There’s a question your board is already asking, even if your leadership team isn’t: if AI makes every employee dramatically more productive, what do you need all those employees for?
That’s not a cynical question. It’s arithmetic. And the organizations that pretend it isn’t being asked are the ones who will have it answered for them.
Here’s how it plays out.
First, the same work gets done faster
Teams complete existing tasks in a fraction of the time. Backlogs clear. Velocity metrics spike. Leadership calls it a win and moves on. Nothing structurally changes — the work just got cheaper to produce.
Then, the capacity disappears
New projects get approved because “we have the bandwidth.” Scope expands. The productivity gains get quietly absorbed. This phase feels like progress. It isn’t. It’s organizational mass consuming the surplus before anyone has to make a hard decision.
Eventually, someone does the math
If ten people are producing the output of a hundred, you’re carrying ninety people whose primary function is maintaining the appearance of necessity. That’s when the restructuring announcements come, “right-sizing,” “strategic realignment,” the usual vocabulary of decisions that were already made.
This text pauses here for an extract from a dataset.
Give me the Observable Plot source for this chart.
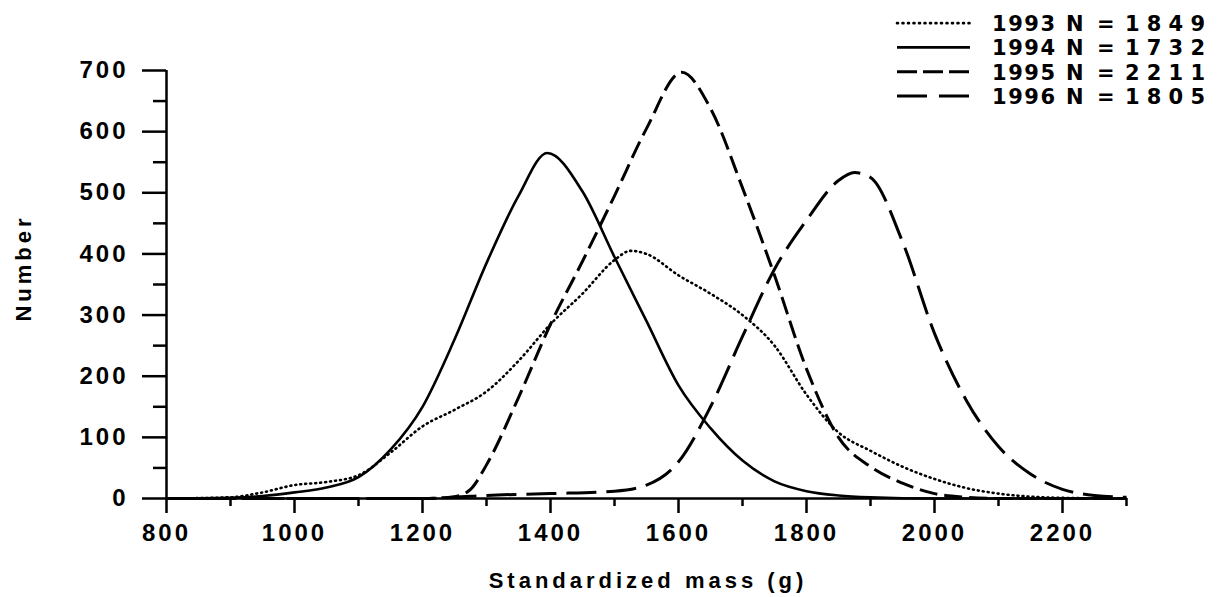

It’s already happening in pockets of every industry. The only question is whether your organization is running the math or waiting to be run by it.
The teams that survive don’t use AI to do the same things with fewer people. They use it to do things they couldn’t attempt before.
Two paths, one choice
When the productivity math becomes undeniable, leaders face a binary: redirect the surplus into expansion, or extract it as cost reduction.
Expansion means using 10x productivity to pursue 10x ambition, new markets, products that weren’t feasible at previous cost structures, and bets you couldn’t justify when the team was underwater. The productivity gain becomes a surface area advantage, not a headcount reduction.
Cost extraction means pocketing the efficiency, thinning the team, and calling it transformation. It generates a better quarter. It also hollows out the institutional capability needed to actually grow, and leaves you brittle when the next disruption arrives, which it will.
Most leaders say they’ll choose expansion. Most organizations, when the pressure is real, choose extraction. The gap between those two statements is where the real AI transformation story lives.
This is a character test, not a strategy question
The executives who treat AI as a cost-cutting mechanism aren’t making a strategic error. They’re making a character one. They’re choosing the legible win, the one that looks good in the next board deck, over the harder work of reinvention.
And AI, being the amplifier it is, will compound that choice. Organizations with courage get more surface area to be courageous with. Organizations run by people optimizing for appearances get a faster, cheaper version of the same stagnation.
The productivity is coming either way. What you do with it is the only part of this story you still get to write.